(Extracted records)

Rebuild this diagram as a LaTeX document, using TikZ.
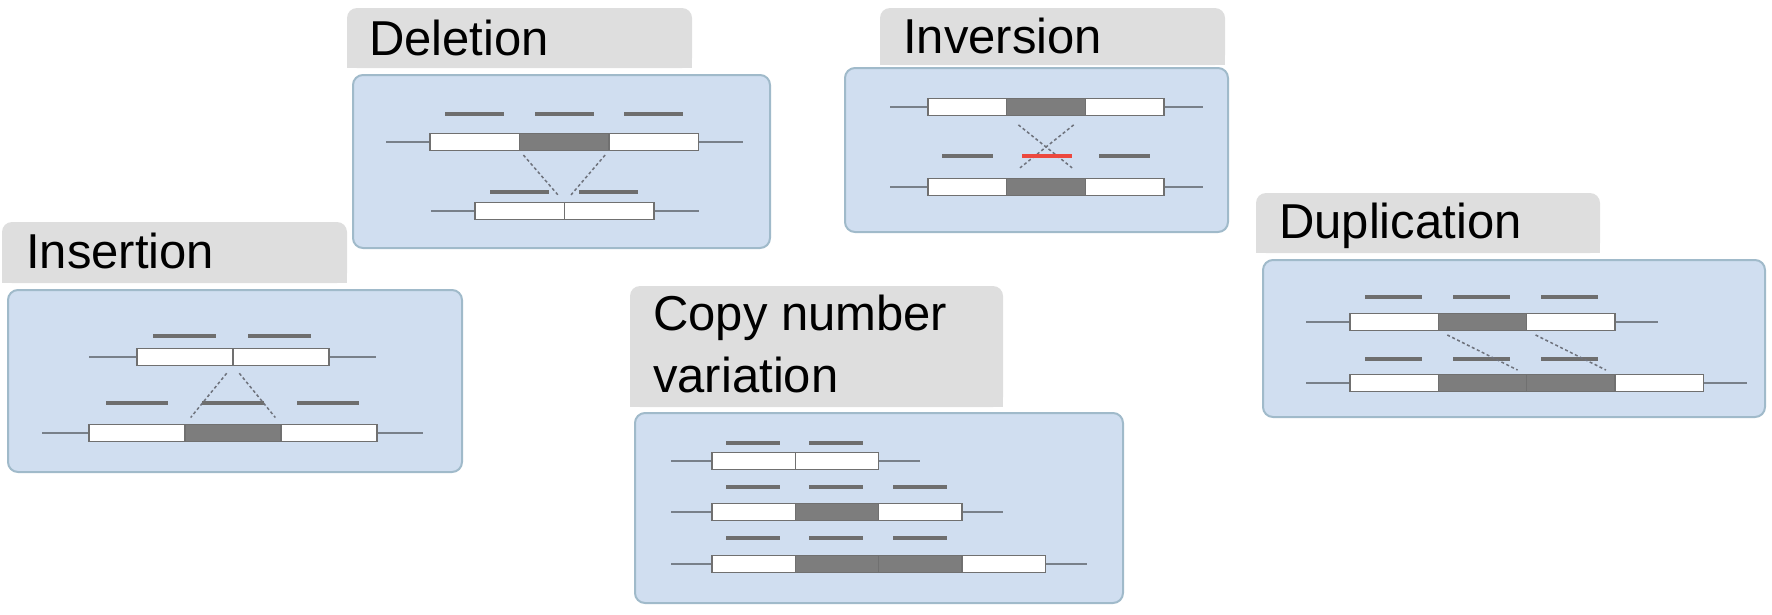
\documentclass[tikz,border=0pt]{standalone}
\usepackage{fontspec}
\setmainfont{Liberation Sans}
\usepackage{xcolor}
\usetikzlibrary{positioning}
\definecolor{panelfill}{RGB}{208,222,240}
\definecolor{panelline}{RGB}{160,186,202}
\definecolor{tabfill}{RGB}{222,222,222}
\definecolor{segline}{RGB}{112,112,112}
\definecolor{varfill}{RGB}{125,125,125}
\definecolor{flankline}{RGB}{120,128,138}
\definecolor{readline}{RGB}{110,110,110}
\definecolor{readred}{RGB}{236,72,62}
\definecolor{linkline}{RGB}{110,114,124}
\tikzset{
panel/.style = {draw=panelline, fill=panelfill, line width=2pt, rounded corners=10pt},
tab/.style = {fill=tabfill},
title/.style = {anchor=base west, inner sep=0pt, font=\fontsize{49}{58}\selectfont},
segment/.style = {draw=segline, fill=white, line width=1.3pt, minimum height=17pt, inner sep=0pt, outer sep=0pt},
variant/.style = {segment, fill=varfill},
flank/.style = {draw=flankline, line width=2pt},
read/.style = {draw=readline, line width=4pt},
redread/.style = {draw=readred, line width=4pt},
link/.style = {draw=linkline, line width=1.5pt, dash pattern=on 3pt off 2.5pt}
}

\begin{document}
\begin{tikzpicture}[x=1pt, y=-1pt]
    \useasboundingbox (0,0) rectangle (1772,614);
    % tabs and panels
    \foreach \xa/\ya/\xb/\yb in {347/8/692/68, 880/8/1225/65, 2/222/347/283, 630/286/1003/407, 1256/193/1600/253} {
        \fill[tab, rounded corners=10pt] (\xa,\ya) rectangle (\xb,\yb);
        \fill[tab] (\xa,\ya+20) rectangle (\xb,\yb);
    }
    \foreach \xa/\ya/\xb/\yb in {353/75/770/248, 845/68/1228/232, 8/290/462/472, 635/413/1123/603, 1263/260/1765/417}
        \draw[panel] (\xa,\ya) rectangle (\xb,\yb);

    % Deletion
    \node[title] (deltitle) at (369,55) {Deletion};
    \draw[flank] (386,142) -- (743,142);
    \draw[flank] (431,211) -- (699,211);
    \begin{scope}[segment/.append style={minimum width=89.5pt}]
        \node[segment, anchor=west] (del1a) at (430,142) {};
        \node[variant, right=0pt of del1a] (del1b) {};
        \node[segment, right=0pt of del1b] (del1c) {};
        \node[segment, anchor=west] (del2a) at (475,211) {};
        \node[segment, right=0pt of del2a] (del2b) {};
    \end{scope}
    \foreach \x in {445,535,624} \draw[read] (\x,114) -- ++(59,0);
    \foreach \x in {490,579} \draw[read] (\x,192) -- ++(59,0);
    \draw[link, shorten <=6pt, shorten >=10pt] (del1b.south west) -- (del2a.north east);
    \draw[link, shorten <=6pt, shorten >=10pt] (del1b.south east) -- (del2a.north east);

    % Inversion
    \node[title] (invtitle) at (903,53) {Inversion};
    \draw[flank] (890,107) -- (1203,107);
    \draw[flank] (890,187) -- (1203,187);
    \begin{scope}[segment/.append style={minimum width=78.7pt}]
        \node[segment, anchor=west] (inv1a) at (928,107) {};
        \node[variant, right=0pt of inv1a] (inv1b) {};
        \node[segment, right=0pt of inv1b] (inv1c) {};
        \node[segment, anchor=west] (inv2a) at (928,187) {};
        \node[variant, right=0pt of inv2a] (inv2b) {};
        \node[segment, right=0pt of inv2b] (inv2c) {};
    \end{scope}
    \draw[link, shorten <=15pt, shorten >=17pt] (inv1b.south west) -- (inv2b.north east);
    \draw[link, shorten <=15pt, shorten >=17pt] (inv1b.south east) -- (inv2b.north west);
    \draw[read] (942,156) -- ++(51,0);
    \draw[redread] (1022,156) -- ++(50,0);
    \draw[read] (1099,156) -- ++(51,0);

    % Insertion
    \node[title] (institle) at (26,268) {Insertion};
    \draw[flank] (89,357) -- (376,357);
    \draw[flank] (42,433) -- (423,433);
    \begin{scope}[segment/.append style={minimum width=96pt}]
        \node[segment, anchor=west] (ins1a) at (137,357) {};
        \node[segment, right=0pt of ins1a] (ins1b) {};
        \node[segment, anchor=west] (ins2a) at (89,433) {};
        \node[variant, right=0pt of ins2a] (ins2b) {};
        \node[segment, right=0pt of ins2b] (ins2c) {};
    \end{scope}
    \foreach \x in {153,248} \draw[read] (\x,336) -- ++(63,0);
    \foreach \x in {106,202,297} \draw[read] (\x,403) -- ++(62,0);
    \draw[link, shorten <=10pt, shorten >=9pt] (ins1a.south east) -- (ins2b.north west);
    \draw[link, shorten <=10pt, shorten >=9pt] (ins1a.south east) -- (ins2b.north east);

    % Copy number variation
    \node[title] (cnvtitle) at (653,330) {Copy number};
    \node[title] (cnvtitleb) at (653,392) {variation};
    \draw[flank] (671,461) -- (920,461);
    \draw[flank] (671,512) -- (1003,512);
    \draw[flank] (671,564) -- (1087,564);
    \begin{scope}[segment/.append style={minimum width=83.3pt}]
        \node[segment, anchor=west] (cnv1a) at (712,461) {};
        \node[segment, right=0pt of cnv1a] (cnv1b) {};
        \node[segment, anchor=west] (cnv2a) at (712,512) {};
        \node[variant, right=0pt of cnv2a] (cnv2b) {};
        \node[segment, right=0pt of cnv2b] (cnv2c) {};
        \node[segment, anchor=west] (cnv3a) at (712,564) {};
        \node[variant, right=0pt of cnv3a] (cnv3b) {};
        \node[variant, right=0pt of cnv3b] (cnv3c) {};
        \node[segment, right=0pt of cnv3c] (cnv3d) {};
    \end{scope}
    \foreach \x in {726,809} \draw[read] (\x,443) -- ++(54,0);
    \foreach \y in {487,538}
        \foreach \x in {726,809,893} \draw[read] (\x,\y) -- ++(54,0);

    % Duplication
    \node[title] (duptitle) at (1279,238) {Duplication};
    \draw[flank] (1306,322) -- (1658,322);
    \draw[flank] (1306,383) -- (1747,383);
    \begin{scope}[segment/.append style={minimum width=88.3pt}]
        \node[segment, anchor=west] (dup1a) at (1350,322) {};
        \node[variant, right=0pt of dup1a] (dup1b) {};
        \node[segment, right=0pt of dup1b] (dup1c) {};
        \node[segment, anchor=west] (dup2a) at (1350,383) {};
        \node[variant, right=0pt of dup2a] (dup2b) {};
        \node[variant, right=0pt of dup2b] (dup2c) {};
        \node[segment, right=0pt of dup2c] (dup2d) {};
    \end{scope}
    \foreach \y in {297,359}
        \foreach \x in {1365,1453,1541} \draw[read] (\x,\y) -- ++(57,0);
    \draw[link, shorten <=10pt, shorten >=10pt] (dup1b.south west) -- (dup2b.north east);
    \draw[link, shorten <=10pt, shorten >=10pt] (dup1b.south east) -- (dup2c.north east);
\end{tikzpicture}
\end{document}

* * *

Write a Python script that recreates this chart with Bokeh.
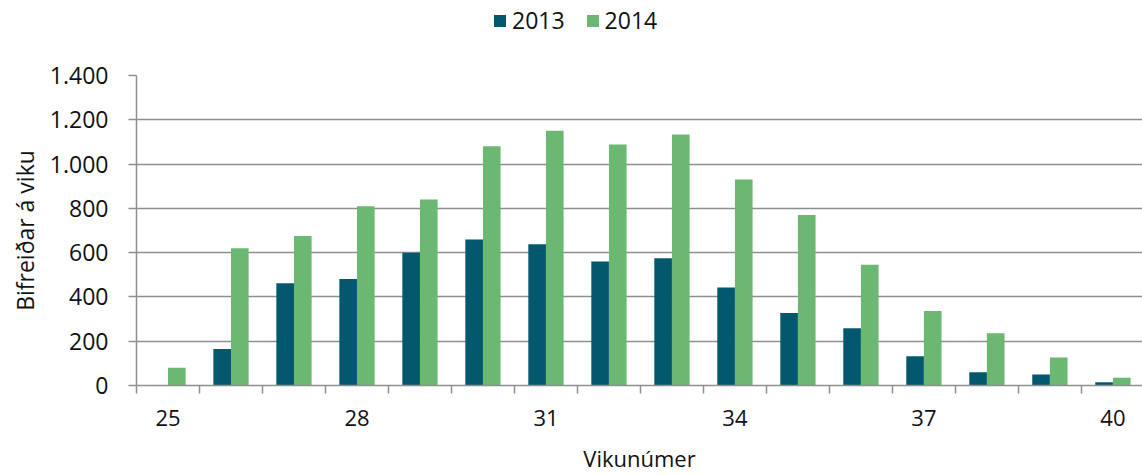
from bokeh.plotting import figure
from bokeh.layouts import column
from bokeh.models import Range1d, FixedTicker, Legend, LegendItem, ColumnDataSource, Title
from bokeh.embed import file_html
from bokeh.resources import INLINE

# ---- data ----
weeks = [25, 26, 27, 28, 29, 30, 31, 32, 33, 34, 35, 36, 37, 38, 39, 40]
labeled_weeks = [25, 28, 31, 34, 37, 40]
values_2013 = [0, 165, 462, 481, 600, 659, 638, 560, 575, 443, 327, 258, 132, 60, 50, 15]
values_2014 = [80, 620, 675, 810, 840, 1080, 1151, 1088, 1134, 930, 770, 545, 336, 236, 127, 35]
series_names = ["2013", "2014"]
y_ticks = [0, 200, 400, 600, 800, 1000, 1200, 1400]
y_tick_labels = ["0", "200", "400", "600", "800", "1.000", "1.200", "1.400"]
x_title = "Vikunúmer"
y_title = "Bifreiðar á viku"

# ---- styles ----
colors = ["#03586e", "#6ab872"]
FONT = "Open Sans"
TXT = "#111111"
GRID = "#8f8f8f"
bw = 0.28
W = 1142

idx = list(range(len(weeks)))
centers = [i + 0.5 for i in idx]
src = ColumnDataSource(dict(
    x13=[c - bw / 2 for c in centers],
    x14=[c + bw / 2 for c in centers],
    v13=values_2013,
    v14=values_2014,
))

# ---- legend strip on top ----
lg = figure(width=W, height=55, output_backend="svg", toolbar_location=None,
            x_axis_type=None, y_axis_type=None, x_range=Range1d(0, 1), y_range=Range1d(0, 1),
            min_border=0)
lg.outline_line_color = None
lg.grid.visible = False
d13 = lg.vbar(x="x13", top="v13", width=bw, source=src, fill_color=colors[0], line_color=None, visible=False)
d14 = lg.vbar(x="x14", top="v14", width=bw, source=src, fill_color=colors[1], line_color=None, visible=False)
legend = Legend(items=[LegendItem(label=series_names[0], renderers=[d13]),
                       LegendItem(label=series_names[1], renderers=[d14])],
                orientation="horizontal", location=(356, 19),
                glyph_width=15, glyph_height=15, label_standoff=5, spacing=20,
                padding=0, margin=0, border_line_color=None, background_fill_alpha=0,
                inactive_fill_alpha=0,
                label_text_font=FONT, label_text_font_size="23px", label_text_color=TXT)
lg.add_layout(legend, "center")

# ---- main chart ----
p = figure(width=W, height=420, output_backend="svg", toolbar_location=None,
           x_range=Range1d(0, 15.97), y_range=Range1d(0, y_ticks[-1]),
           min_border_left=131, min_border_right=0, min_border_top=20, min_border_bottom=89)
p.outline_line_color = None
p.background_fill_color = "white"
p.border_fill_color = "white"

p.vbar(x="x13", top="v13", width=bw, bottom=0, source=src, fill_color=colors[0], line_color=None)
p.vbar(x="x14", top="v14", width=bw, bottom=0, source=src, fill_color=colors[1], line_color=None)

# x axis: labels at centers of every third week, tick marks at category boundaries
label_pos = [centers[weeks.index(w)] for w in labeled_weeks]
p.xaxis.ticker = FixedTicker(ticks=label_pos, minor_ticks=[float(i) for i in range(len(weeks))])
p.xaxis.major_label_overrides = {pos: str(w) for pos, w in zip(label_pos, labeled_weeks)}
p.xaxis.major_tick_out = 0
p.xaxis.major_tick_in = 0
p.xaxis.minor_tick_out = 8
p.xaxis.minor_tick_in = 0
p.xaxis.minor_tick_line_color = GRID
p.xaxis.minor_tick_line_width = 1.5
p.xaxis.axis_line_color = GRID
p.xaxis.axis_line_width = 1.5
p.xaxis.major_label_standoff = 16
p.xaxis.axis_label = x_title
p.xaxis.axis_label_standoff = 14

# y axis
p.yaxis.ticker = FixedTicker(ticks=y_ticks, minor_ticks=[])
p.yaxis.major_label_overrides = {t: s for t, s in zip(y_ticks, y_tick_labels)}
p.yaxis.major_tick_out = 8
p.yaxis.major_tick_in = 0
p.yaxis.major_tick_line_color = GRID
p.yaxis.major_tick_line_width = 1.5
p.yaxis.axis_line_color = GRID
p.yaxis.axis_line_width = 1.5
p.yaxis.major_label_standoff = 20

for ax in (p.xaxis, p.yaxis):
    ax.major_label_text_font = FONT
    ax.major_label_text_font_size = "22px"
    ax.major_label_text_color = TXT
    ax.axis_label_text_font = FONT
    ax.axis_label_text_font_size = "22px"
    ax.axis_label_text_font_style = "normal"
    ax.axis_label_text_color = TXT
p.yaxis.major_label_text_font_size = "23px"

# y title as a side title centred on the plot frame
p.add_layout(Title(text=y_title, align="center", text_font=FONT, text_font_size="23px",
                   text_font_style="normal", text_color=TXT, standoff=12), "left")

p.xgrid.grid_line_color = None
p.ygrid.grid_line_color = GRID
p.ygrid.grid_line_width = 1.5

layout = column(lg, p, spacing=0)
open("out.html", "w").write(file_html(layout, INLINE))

Required task: Start with the line that includes "Write a Python" and finish with the line that includes "from bokeh.resources import INLINE": reproduce those lines exactly, nothing before or after, and omit any pictures.

Complete answer:
Write a Python script that recreates this chart with Bokeh.
from bokeh.plotting import figure
from bokeh.layouts import column
from bokeh.models import Range1d, FixedTicker, Legend, LegendItem, ColumnDataSource, Title
from bokeh.embed import file_html
from bokeh.resources import INLINE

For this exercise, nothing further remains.